Peel away the hockey and one sees Don Cherry as a loud man fond of violence and flamboyant suits. He wears outrageous costume as he advocates that fit young men wearing uniforms be allowed to commit public acts of violence against each other. He himself is not subject to that violence, yet he voyeuristically enthuses that others commit acts of brutality for his entertainment. Hockey and war.
Some would call that a fetish and wonder what sort of things are stored on his computer. Some would call him a coward, and wonder when he last had a fist connect with his own face. Some would call him psychotic and wonder why he hasn't been committed. Canadians apparently regard him as some sort of icon.

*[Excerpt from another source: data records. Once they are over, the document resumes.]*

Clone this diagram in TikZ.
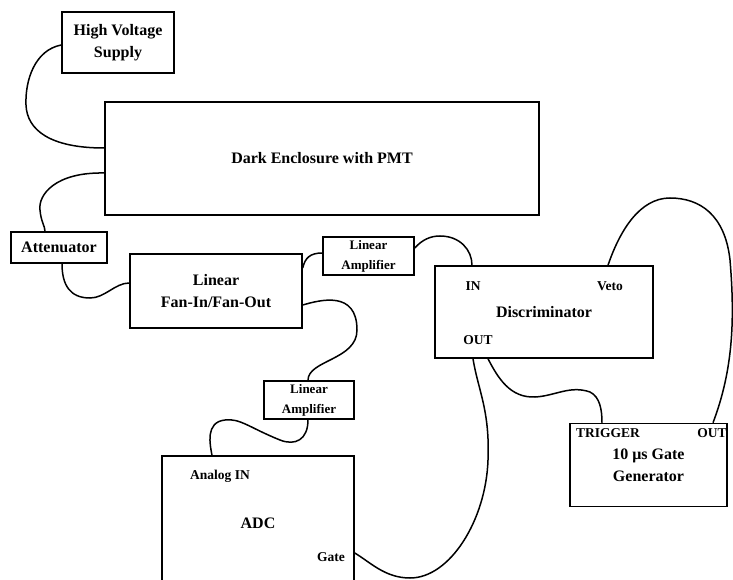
\documentclass[tikz,border=0pt]{standalone}
\usepackage{fontspec}
\setmainfont{Liberation Serif}
\usetikzlibrary{calc}

\begin{document}
\begin{tikzpicture}[x=1pt, y=-1pt,
  unit/.style={draw, line width=1.5pt, inner sep=0pt, align=center,
    font=\bfseries\fontsize{16}{22}\selectfont},
  smallunit/.style={unit, font=\bfseries\fontsize{13}{20}\selectfont},
  port/.style={inner sep=0pt, font=\bfseries\fontsize{13.5}{15}\selectfont},
  cable/.style={line width=1.5pt}]
% Page frame (the ADC runs off the bottom edge)
\clip (0,0) rectangle (733,580);
% Modules
\node[unit, minimum width=112, minimum height=61] (hv) at (118,42.5) {High Voltage\\Supply};
\node[unit, minimum width=434, minimum height=113] (pmt) at (322,158.5) {Dark Enclosure with PMT};
\node[unit, minimum width=96, minimum height=31] (att) at (59,247.5) {Attenuator};
\node[unit, minimum width=172, minimum height=74] (fan) at (216,291) {Linear\\Fan-In/Fan-Out};
\node[smallunit, minimum width=91, minimum height=38] (amp1) at (368.5,256) {Linear\\Amplifier};
\node[unit, minimum width=218, minimum height=92] (disc) at (544,312) {Discriminator};
\node[smallunit, minimum width=90, minimum height=38] (amp2) at (309,400) {Linear\\Amplifier};
\node[unit, minimum width=192, minimum height=134] (adc) at (258,523) {ADC};
\node[unit, minimum width=157, minimum height=83] (gate) at (648.5,465) {10 μs Gate\\Generator};
% Port labels
\node[port] (discin) at (473,286) {IN};
\node[port] (discveto) at (610,286) {Veto};
\node[port] (discout) at (478,340) {OUT};
\node[port] (adcin) at (220,476) {Analog IN};
\node[port] (adcgate) at (331,557) {Gate};
\node[port] (gatetrig) at (608,433) {TRIGGER};
\node[port] (gateout) at (712,433) {OUT};
% Cables
\draw[cable] ([yshift=-2.5pt]hv.west) .. controls (35,50) and (25,80) .. (26,105)
  .. controls (27,130) and (50,148) .. ([yshift=10.5pt]pmt.west);
\draw[cable] ([yshift=-14.5pt]pmt.west) .. controls (55,172) and (38,195) .. (40,210)
  .. controls (41,222) and (45,226) .. ([xshift=-14pt]att.north);
\draw[cable] ([xshift=3pt]att.south) .. controls (62,285) and (70,298) .. (90,298)
  .. controls (105,298) and (115,283) .. ([yshift=8pt]fan.west);
\draw[cable] ([yshift=23pt]fan.east) .. controls (305,258) and (310,253) .. ([yshift=3pt]amp1.west);
\draw[cable] ([yshift=8pt]amp1.east) .. controls (422,240) and (430,236) .. (440,236)
  .. controls (460,236) and (472,250) .. ([xshift=-72pt]disc.north);
\draw[cable] ([yshift=-14pt]fan.east) .. controls (320,300) and (357,290) .. (357,330)
  .. controls (357,360) and (308,360) .. ([xshift=-1pt]amp2.north);
\draw[cable] ([xshift=-1pt]amp2.south) .. controls (308,440) and (295,446) .. (280,440)
  .. controls (250,428) and (240,418) .. (225,420)
  .. controls (205,422) and (210,445) .. ([xshift=-46pt]adc.north);
\draw[cable] ([xshift=-71pt]disc.south) .. controls (478,390) and (490,410) .. (488,460)
  .. controls (486,520) and (450,578) .. (410,578)
  .. controls (385,578) and (370,562) .. ([yshift=-30pt]adc.east);
\draw[cable] ([xshift=-56pt]disc.south) .. controls (498,378) and (510,398) .. (535,397)
  .. controls (555,396) and (570,385) .. (590,392)
  .. controls (600,397) and (602,410) .. ([xshift=-46.5pt]gate.north);
\draw[cable] ([xshift=64pt]disc.north) .. controls (620,230) and (640,198) .. (670,198)
  .. controls (700,198) and (725,215) .. (730,260)
  .. controls (735,320) and (733,370) .. ([xshift=64.5pt]gate.north);
\end{tikzpicture}
\end{document}
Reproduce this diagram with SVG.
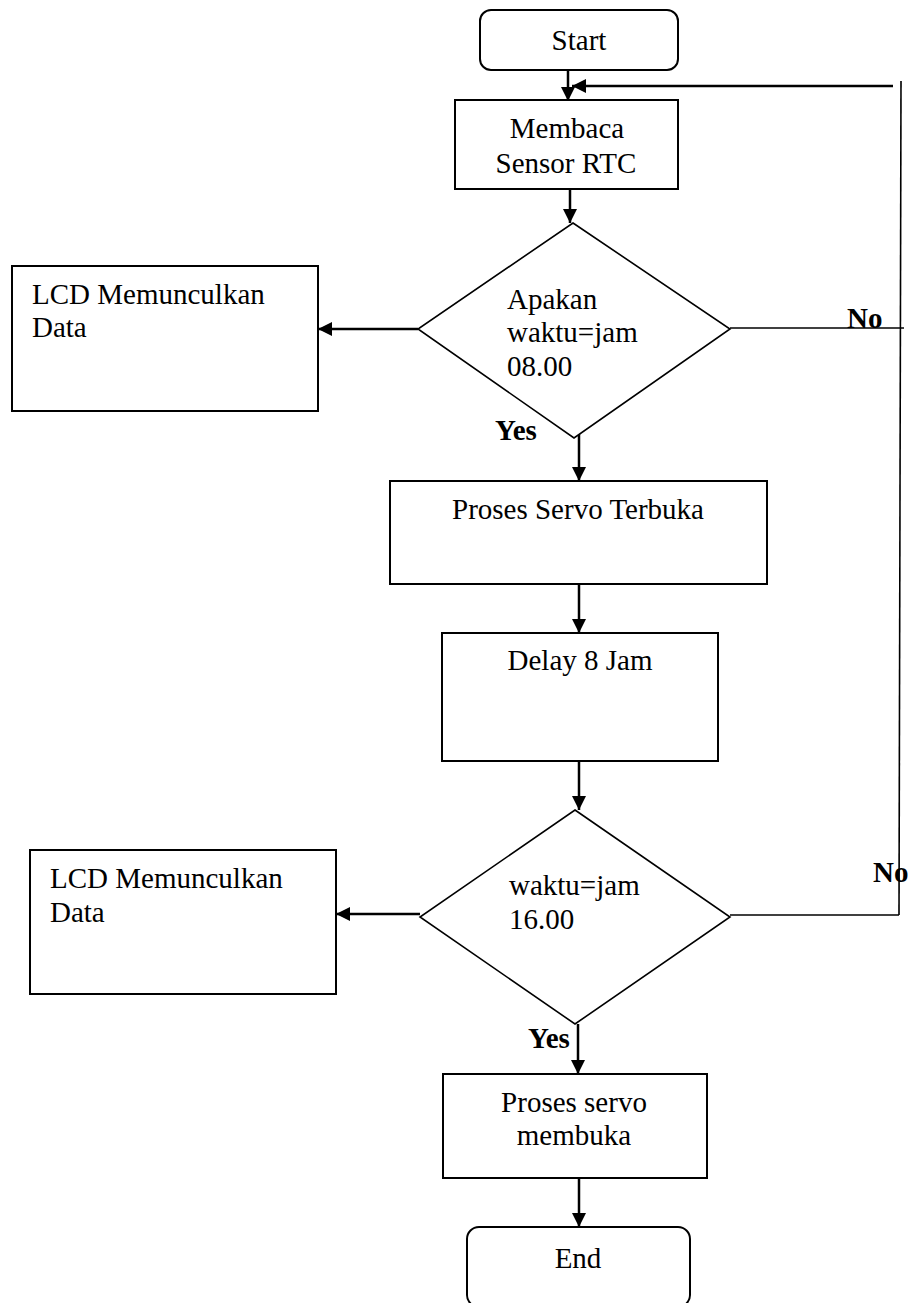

The other day, Christmas I think it was, he got to fire a gun with a maximum range in the area of 40 kilometres. Like the hockey players pummelling each other on ice while he sits in his box, or Canadians sitting in front of their TVs, he won't see the impact of the round he fired. The army won't take him to see the bone fragments and lumps of flesh, a gut torn open by shrapnel and with the intestines splayed like noodles over the ground. He won't smell the putrifaction and the faeces, or see the flies buzz. He won't hear the screams of wounded, and observe the blood pouring out of their ruptured ears and limbs. He won't see the tears streaming down the faces of the soldiers assigned to clean up the mess or hear their deafening silence. He won't have their nightmares, or feel the pain of the loved ones at home as they try to understand why daddy spends all night drinking in the garage, or why mommy took them away to live with grandma.
If the round didn't explode right away and instead buried itself in a field, he won't meet the grieving family of the villager or child who disturbed it years later, long after we leave that place.
This man, Mr. Cherry, is three quarters of a century old. He was too young to volunteer for the Second World War, but old enough for Korea. He didn't go. Instead, like most of Canada since 1945, he spent a pampered and lucky life indulging in his fetish for chasing a small piece of rubber up and down a patch of ice. When he failed at leading these men to victory, he found a very well paying gig commenting on the skills of others. Millions of Canadians listen to his gaseous pontifications.
Somewhere along the way he decided he was a fan of the Canadian Forces. He whispered sweetly in their ear, told them they were beautiful, and they gave him an nice little award for his 'commitment' to them. He traded well on their laurels. They let him fire a gun and cheered his bluster.
Ten years ago, before Afghanistan, he was 66 years old. In ten more years if he's still living, he'll be 86 and quite possibly incontinent and senile. His stage-managed little blue pill with the gun is likely one of the last major acts in his charmed and cowardly little life. Canada, lazy and bloated on double-doubles and 60 years of peace and prosperity, looks on admiringly.